What exactly is the logic here? We know the horrors of slavery, Jim Crow and lynchings, but how could they connect to the somewhat less than stellar academic records of middle-class black students who might not make the cut at Harvard? The connection would have to lie, as Sotomayor suggests, in the present-day residues, the stubborn structural effects of centuries of mistreatment, gradually diminishing but still an undeserved burden.
Are the burdens of centuries of mistreatment gradually diminishing? That would seem likely in terms of straightforward common sense, but instead the respectable media seems to give us the impression that the Burdens of History are increasing as time passes: e.g., there is absolutely no MoveOn.org for slavery/Jim Crow.
For example, Emmett Till is mentioned far more often in The New York Times in this decade than two decades ago. Emmett Till was mentioned twice in the NYT in 1990 and 72 times in 2017.
In a 2003 opinion, Sandra Day O’Connor implied that she only thought this rationale would be reasonable until 2028. Of course, we are now 60% of the way there, and virtually nothing has changed, so we don’t hear about the temporary nature anymore.
The burden shows up in both economic and social terms. The wealth (total value of home, savings, investments, etc.) of middle-class white families is about four times that of middle-class black families. This gives white families a decided edge in their ability to survive financial setbacks and resources to provide a better education for their children. Similarly, due to restrictive real estate practices, wealthier blacks still often live in poorer neighborhoods than comparable whites do, reducing educational and cultural opportunities. There are also psychological effects: Black children live in a world where their very appearance presents them as “others,” often objects of either uneasy suspicion or patronizing sympathy.

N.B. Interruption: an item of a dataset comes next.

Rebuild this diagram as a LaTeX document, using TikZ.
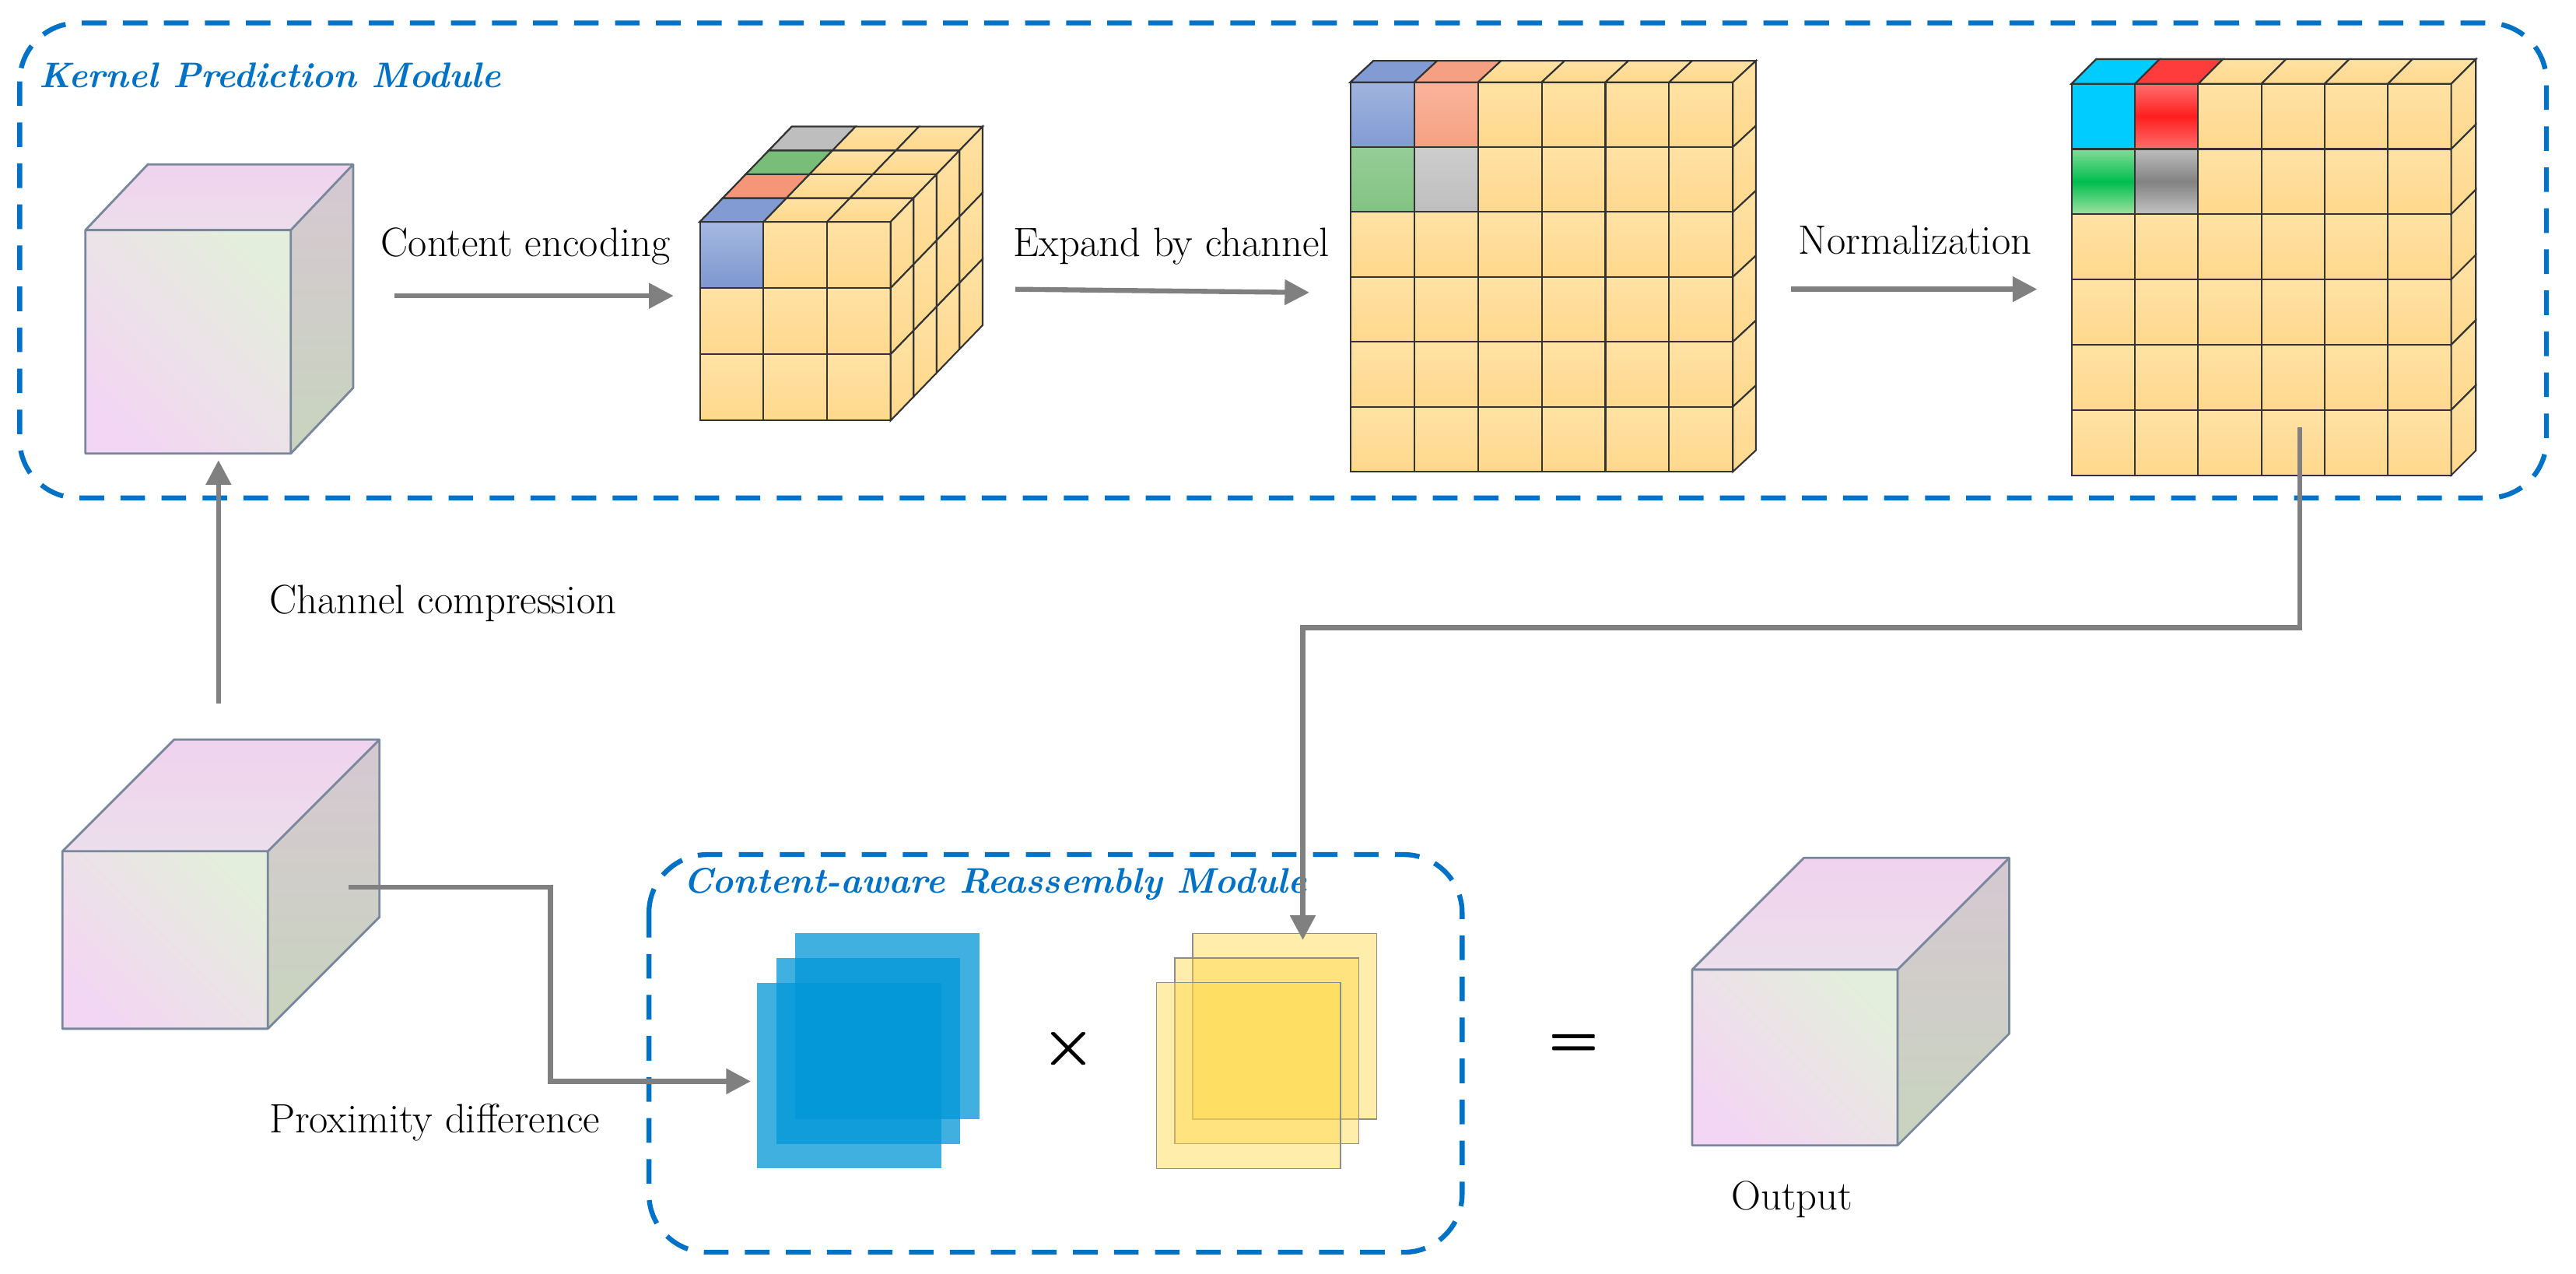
\documentclass[tikz,border=0pt]{standalone}
\usetikzlibrary{arrows.meta}
\begin{document}
\definecolor{mblue}{RGB}{0,114,198}
\definecolor{agray}{RGB}{128,128,128}
\definecolor{org}{RGB}{255,216,140}
\definecolor{orgl}{RGB}{255,226,165}
\begin{tikzpicture}[x=0.021117cm,y=-0.021117cm,
  cell/.style={draw=black!80,line width=0.6pt,top color=orgl,bottom color=org},
  modbox/.style={draw=mblue,line width=1.8pt,dash pattern=on 9pt off 6pt,rounded corners=0.75cm},
  modlbl/.style={text=mblue,font=\fontsize{13}{15}\selectfont\bfseries\itshape,anchor=west},
  lbl/.style={font=\fontsize{15}{18}\selectfont,anchor=west},
  arr/.style={draw=agray,line width=1.8pt,-{Triangle[length=9pt,width=9pt]}},
  ln/.style={draw=agray,line width=1.8pt}]
\useasboundingbox (0,0) rectangle (1568,775);

\newcommand\plaincube[6]{%
  \fill[left color={rgb,255:red,243;green,214;blue,243},right color={rgb,255:red,228;green,238;blue,220},shading angle=135]
    (#1,#2) rectangle ++(#3,#4);
  \fill[top color={rgb,255:red,240;green,210;blue,238},bottom color={rgb,255:red,236;green,222;blue,236}]
    (#1,#2) -- ++(#5,#6) -- ++(#3,0) -- ++(-#5,-#6) -- cycle;
  \fill[top color={rgb,255:red,214;green,200;blue,210},bottom color={rgb,255:red,200;green,212;blue,190}]
    ({#1+#3},#2) -- ++(#5,#6) -- ++(0,#4) -- ++(-#5,-#6) -- cycle;
  \draw[draw={rgb,255:red,120;green,135;blue,155},line width=0.8pt,line join=round]
    (#1,#2) rectangle ++(#3,#4)
    (#1,#2) -- ++(#5,#6) -- ++(#3,0) -- ++(0,#4) -- ++(-#5,-#6)
    ({#1+#3},#2) -- ++(#5,#6);
}
\newcommand\setgc[9]{\def\GX{#1}\def\GY{#2}\def\GC{#3}\def\GR{#4}\def\GD{#5}\def\GW{#6}\def\GH{#7}\def\GDX{#8}\def\GDY{#9}}
\newcommand\gcube{%
  \foreach \c in {1,...,\GC}{\foreach \r in {1,...,\GR}{
    \draw[cell] ({\GX+(\c-1)*\GW},{\GY+(\r-1)*\GH}) rectangle ++(\GW,\GH);}}
  \foreach \c in {1,...,\GC}{\foreach \d in {1,...,\GD}{
    \draw[cell] ({\GX+(\c-1)*\GW+(\d-1)*\GDX},{\GY+(\d-1)*\GDY}) -- ++(\GW,0) -- ++(\GDX,\GDY) -- ++(-\GW,0) -- cycle;}}
  \foreach \r in {1,...,\GR}{\foreach \d in {1,...,\GD}{
    \draw[cell] ({\GX+\GC*\GW+(\d-1)*\GDX},{\GY+(\r-1)*\GH+(\d-1)*\GDY}) -- ++(\GDX,\GDY) -- ++(0,\GH) -- ++(-\GDX,-\GDY) -- cycle;}}
}
\newcommand\fcell[3]{\draw[draw=black!80,line width=0.6pt,#3] ({\GX+#1*\GW},{\GY+#2*\GH}) rectangle ++(\GW,\GH);}
\newcommand\tcell[3]{\draw[draw=black!80,line width=0.6pt,#3] ({\GX+#1*\GW+#2*\GDX},{\GY+#2*\GDY}) -- ++(\GW,0) -- ++(\GDX,\GDY) -- ++(-\GW,0) -- cycle;}

\draw[modbox] (12,14) rectangle (1550,303);
\node[modlbl] (kpm) at (18,46) {Kernel Prediction Module};

\plaincube{52}{140}{125}{136}{38}{-40}
\coordinate (c1r) at (240,180);

\setgc{426}{135}{3}{3}{4}{38.7}{40.3}{14}{-14.5}
\gcube
\fcell{0}{0}{top color={rgb,255:red,165;green,185;blue,225},bottom color={rgb,255:red,125;green,150;blue,205}}
\tcell{0}{0}{fill={rgb,255:red,130;green,155;blue,210}}
\tcell{0}{1}{fill={rgb,255:red,245;green,150;blue,120}}
\tcell{0}{2}{fill={rgb,255:red,120;green,190;blue,120}}
\tcell{0}{3}{fill={rgb,255:red,190;green,190;blue,190}}
\coordinate (cAl) at (410,180);
\coordinate (cAr) at (618,176);

\setgc{822}{50}{6}{6}{1}{38.8}{39.5}{14}{-13}
\gcube
\fcell{0}{0}{top color={rgb,255:red,160;green,180;blue,222},bottom color={rgb,255:red,130;green,155;blue,210}}
\fcell{1}{0}{top color={rgb,255:red,250;green,180;blue,155},bottom color={rgb,255:red,245;green,160;blue,130}}
\fcell{0}{1}{top color={rgb,255:red,150;green,205;blue,150},bottom color={rgb,255:red,130;green,195;blue,130}}
\fcell{1}{1}{top color={rgb,255:red,205;green,205;blue,205},bottom color={rgb,255:red,190;green,190;blue,190}}
\tcell{0}{0}{fill={rgb,255:red,130;green,155;blue,210}}
\tcell{1}{0}{fill={rgb,255:red,245;green,160;blue,130}}
\coordinate (cBl) at (797,178);
\coordinate (cBr) at (1090,176);

\setgc{1261}{51}{6}{6}{1}{38.5}{39.7}{15}{-15}
\gcube
\fcell{0}{0}{fill={rgb,255:red,0;green,204;blue,255}}
\fcell{1}{0}{top color={rgb,255:red,255;green,110;blue,110},bottom color={rgb,255:red,255;green,110;blue,110},middle color={rgb,255:red,255;green,30;blue,30}}
\fcell{0}{1}{top color={rgb,255:red,130;green,220;blue,150},bottom color={rgb,255:red,160;green,225;blue,160},middle color={rgb,255:red,0;green,190;blue,80}}
\fcell{1}{1}{top color={rgb,255:red,190;green,190;blue,190},bottom color={rgb,255:red,195;green,195;blue,195},middle color={rgb,255:red,130;green,130;blue,130}}
\tcell{0}{0}{fill={rgb,255:red,0;green,204;blue,255}}
\tcell{1}{0}{fill={rgb,255:red,255;green,60;blue,60}}
\coordinate (cCl) at (1240,176);
\coordinate (cCb) at (1400,260);

\draw[arr] (c1r) -- (cAl);
\node[lbl] (t1) at (226,150) {Content encoding};
\draw[arr] (cAr) -- (cBl);
\node[lbl] (t2) at (611,150) {Expand by channel};
\draw[arr] (cBr) -- (cCl);
\node[lbl] (t3) at (1089,146) {Normalization};

\plaincube{38}{518}{125}{108}{68}{-68}
\coordinate (inTop) at (133,428);
\coordinate (k1b) at (133,280);
\draw[arr] (inTop) -- (k1b);
\node[lbl] (t4) at (158,367) {Channel compression};
\coordinate (inR) at (212,540);
\node[lbl] (t5) at (158,683) {Proximity difference};

\draw[modbox] (395,520) rectangle (890,762);
\node[modlbl] (crm) at (410,538) {Content-aware Reassembly Module};

\foreach \o in {0,1,2}{
  \fill[fill={rgb,255:red,0;green,150;blue,215},fill opacity=0.75] ({484-11.5*\o},{568+15*\o}) rectangle ++(112,113);}
\coordinate (bsq) at (457,658);
\foreach \o in {0,1,2}{
  \filldraw[fill={rgb,255:red,255;green,215;blue,70},fill opacity=0.45,draw=black!45,line width=0.4pt] ({726-11*\o},{568+15*\o}) rectangle ++(112,113);}
\coordinate (ysq) at (793,572);

\node[font=\fontsize{34}{34}\selectfont] (times) at (650,638) {$\times$};
\node[font=\fontsize{34}{34}\selectfont] (eq) at (958,637) {$=$};
\node[font=\fontsize{34}{34}\selectfont] at (650.8,638) {$\times$};
\node[font=\fontsize{34}{34}\selectfont] at (958,638) {$=$};

\draw[arr] (inR) -- (335,540) -- (335,658) -- (bsq);
\draw[arr] (cCb) -- (1400,382) -- (793,382) -- (ysq);

\plaincube{1030}{590}{125}{107}{68}{-68}
\node[lbl] (t6) at (1048,730) {Output};
\end{tikzpicture}
\end{document}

So it’s hard to deny that blacks as a whole face a distinctive set of disadvantages that are primarily due to the still effective legacy of slavery.
But, by Professor Gutting’s logic, why should recent immigrant groups also get racial/ethnic preferences in United State, when their ancestors weren’t burdened by the sins of American history? Why does getting off a plane from Buenos Aires make you eligible for low interest SBA minority development loans and government contracting breaks in the USA?
Some institutions don’t offer affirmative action to Hispanics from Buenos Aires. I vaguely recall that some college, Princeton?, didn’t give a boost up to Cubans. But most of affirmative action doesn’t worry about fine distinctions like this. Either you are in or you are not in. (This by the way is why Elizabeth Warren’s claim to be Diverse is such a beartrap for her: if anybody ought to know how the affirmative action system ought to work it’s a Harvard Law professor who is now a Senator and wants to be President. But she seems opportunistic and clueless, so some of her staff is fleeing, perhaps because they foresee a future of endless discussions over who is and who isn’t eligible for Diversity benefits.)
A reasonable compromise based on this logic might be to preserve affirmative action for the historic victim groups of American history — blacks descended from American slaves (e.g., Michelle Obama, but not Barack Obama) and for American Indians; but junk preferences for groups largely descended from recent immigrants.
Of course, virtually nobody favors this. One reason is because the Supreme Court has over the years created the rationale that affirmative action is reparations to blacks, it’s instead for the benefit of whites: they prosper from Vitamin D!